GIVEN EXERCISE -> Reproduce, please, the span of lines beginning at the line with "Output the Python" and ending at the line with "81, -3, -45]", inclusive, minus any pictures.

Source code of charts:
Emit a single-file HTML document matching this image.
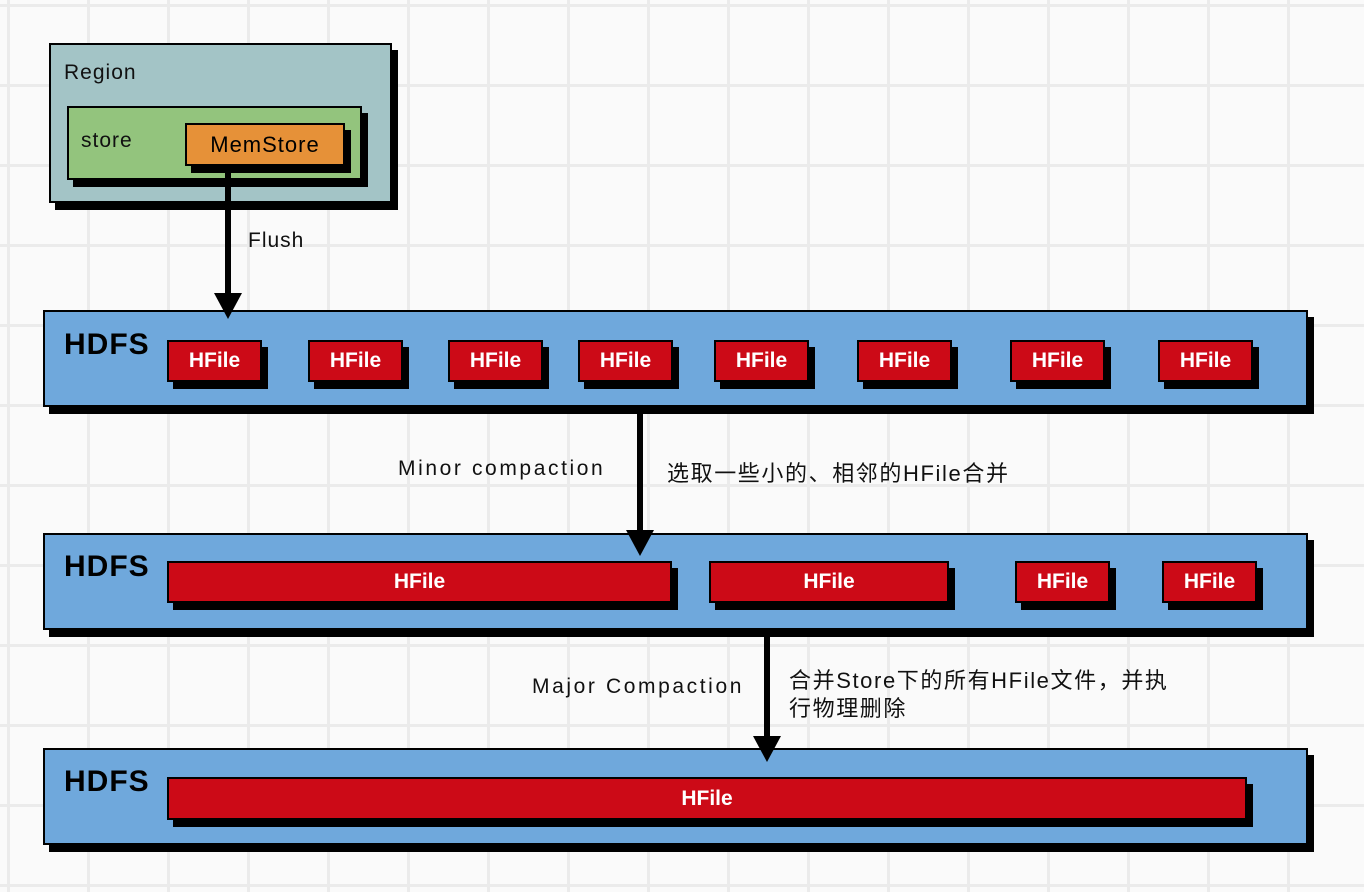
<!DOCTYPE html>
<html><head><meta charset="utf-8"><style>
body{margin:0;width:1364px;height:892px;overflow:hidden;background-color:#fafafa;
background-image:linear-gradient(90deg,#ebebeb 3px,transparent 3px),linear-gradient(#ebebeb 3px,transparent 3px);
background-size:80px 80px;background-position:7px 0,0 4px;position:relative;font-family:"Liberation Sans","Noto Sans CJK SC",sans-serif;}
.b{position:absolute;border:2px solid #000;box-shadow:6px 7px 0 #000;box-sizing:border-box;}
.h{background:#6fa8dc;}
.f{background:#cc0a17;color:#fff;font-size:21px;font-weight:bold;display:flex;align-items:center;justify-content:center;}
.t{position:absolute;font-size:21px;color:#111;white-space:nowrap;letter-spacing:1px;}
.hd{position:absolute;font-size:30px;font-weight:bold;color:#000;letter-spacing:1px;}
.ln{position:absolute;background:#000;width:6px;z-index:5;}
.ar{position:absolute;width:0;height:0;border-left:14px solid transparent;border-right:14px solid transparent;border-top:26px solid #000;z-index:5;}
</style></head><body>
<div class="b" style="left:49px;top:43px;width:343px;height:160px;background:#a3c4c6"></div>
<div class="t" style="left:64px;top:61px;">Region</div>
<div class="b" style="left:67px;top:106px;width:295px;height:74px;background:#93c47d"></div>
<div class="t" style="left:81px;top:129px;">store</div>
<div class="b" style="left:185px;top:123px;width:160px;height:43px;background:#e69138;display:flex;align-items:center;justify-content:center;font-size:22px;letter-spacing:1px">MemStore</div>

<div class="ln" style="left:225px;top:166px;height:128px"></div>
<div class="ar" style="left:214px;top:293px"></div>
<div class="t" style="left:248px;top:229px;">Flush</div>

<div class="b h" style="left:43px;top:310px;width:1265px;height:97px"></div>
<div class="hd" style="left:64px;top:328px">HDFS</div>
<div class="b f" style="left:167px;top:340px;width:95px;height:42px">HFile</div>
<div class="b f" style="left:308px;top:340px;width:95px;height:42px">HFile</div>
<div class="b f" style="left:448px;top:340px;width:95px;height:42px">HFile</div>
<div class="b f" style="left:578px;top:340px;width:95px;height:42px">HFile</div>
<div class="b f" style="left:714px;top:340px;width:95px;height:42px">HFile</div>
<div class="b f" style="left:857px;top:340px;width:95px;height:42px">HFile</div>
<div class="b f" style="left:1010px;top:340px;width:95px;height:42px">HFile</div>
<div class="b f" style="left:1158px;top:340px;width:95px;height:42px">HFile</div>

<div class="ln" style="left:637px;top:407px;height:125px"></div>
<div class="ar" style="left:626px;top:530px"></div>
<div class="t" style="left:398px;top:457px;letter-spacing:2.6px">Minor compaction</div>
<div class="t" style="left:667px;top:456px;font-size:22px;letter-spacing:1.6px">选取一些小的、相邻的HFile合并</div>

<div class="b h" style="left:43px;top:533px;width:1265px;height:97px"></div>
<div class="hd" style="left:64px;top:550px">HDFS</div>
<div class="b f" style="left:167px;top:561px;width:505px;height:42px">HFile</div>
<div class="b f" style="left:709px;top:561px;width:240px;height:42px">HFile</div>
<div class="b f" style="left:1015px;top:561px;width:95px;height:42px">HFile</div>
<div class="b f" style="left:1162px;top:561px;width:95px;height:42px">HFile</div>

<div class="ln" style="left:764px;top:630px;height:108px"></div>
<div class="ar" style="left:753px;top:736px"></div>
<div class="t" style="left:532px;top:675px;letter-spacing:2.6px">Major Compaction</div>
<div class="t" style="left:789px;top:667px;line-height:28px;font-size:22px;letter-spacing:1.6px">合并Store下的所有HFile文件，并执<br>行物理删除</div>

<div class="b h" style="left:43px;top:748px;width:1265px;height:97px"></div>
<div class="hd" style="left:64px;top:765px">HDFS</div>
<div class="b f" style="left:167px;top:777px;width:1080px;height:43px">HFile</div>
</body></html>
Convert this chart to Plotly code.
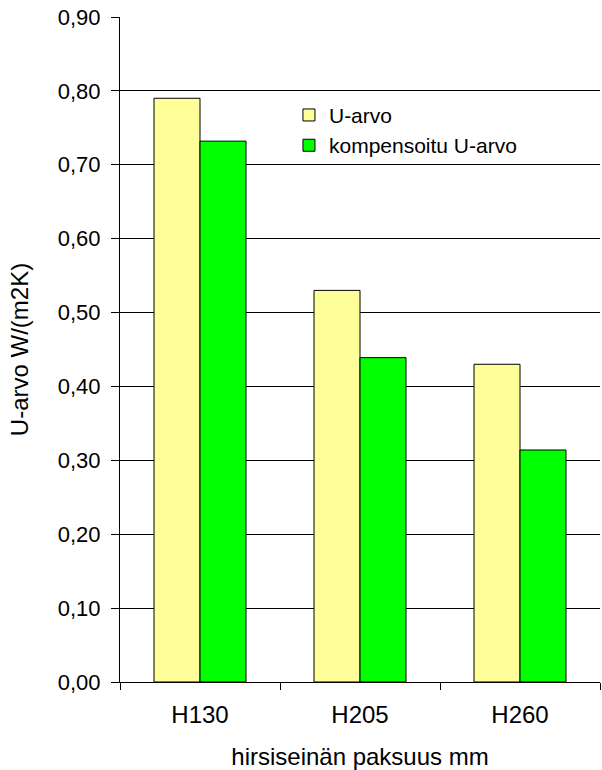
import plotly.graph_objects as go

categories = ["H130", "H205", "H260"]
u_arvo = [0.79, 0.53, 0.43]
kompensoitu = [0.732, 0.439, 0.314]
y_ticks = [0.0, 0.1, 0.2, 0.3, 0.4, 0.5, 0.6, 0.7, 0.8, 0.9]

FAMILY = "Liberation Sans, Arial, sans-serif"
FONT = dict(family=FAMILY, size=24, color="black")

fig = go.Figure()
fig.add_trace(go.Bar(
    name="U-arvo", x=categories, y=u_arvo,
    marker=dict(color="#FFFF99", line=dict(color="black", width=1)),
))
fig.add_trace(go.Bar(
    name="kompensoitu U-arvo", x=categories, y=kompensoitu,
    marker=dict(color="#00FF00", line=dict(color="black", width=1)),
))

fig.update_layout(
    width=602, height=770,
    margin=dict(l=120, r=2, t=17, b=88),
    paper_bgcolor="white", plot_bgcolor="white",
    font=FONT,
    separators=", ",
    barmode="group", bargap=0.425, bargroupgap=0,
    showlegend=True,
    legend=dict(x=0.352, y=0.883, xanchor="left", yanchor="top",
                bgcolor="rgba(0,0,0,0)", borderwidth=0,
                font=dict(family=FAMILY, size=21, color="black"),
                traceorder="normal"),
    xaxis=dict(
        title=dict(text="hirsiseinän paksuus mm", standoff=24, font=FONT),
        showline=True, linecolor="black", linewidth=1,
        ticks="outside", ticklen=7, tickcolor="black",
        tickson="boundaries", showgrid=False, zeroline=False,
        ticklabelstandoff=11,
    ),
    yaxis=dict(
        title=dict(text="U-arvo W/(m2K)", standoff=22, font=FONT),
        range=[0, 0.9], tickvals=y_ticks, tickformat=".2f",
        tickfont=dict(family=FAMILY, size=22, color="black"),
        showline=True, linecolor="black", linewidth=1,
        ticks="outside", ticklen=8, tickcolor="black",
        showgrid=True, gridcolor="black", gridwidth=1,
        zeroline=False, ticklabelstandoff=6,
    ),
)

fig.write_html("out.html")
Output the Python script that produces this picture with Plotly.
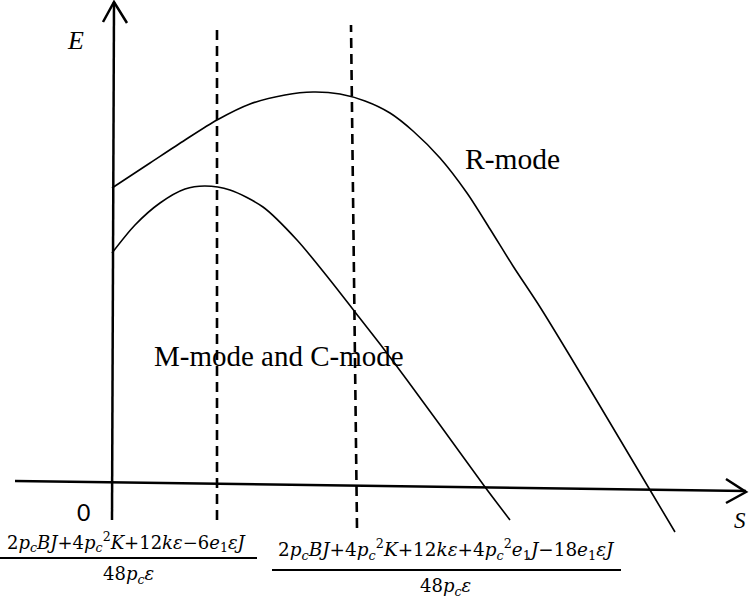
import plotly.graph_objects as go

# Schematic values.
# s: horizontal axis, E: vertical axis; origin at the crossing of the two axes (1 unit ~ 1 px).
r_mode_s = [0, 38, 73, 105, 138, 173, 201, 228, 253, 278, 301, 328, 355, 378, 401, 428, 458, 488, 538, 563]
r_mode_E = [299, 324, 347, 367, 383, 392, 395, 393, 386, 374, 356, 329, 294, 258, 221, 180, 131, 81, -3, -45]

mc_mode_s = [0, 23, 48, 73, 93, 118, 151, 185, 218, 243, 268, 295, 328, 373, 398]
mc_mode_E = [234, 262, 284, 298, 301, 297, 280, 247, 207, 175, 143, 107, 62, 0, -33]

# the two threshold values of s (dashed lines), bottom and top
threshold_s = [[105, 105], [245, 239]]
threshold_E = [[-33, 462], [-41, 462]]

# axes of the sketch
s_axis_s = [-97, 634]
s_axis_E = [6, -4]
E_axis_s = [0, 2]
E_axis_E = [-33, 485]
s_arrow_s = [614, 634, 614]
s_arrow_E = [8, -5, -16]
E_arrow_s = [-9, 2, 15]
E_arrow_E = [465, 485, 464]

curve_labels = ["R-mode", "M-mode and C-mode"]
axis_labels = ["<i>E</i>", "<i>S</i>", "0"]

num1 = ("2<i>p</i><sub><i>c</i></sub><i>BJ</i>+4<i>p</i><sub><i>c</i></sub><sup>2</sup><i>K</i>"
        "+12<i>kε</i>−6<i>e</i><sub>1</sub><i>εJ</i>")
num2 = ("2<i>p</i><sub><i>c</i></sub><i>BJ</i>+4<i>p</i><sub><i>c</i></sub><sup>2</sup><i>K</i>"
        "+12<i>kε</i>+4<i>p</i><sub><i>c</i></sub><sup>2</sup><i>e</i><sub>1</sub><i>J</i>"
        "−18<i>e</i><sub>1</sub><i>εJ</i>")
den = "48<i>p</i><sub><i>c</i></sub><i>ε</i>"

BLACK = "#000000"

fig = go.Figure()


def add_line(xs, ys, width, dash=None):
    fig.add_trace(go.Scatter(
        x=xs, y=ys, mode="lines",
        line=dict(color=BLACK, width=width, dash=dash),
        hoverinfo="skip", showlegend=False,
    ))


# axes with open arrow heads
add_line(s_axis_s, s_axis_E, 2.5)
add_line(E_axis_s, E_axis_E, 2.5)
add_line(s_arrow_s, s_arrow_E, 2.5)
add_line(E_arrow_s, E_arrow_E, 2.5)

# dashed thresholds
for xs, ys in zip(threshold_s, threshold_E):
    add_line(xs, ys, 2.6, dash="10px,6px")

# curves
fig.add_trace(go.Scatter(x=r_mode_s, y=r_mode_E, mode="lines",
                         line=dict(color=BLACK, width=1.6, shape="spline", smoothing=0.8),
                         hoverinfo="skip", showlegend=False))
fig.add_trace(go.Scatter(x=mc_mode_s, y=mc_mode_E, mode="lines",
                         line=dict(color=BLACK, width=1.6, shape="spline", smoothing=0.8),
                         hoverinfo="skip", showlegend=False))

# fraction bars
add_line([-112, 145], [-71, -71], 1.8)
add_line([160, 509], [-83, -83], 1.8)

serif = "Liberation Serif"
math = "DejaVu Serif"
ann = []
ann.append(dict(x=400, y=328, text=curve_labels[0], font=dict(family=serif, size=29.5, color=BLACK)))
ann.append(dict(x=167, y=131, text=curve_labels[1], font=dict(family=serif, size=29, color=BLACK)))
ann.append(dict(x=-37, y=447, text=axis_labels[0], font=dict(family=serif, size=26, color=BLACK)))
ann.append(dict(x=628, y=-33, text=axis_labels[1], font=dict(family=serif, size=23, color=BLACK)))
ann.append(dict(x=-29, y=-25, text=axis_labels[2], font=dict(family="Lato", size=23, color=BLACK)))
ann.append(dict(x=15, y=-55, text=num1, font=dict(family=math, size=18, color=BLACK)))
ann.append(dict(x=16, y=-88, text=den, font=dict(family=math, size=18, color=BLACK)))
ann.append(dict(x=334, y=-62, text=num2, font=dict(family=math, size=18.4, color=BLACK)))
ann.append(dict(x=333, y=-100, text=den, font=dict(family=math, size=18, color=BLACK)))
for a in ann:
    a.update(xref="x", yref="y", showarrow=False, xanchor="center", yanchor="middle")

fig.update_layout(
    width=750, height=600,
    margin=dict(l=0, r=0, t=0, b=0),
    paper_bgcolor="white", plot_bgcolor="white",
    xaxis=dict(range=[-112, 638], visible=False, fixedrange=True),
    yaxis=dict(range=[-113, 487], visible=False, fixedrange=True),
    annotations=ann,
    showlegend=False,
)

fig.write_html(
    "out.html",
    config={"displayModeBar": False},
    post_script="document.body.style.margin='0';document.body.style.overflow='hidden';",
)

ANSWER TO THE EXERCISE ->
Output the Python script that produces this picture with Plotly.
import plotly.graph_objects as go

# Schematic values.
# s: horizontal axis, E: vertical axis; origin at the crossing of the two axes (1 unit ~ 1 px).
r_mode_s = [0, 38, 73, 105, 138, 173, 201, 228, 253, 278, 301, 328, 355, 378, 401, 428, 458, 488, 538, 563]
r_mode_E = [299, 324, 347, 367, 383, 392, 395, 393, 386, 374, 356, 329, 294, 258, 221, 180, 131, 81, -3, -45]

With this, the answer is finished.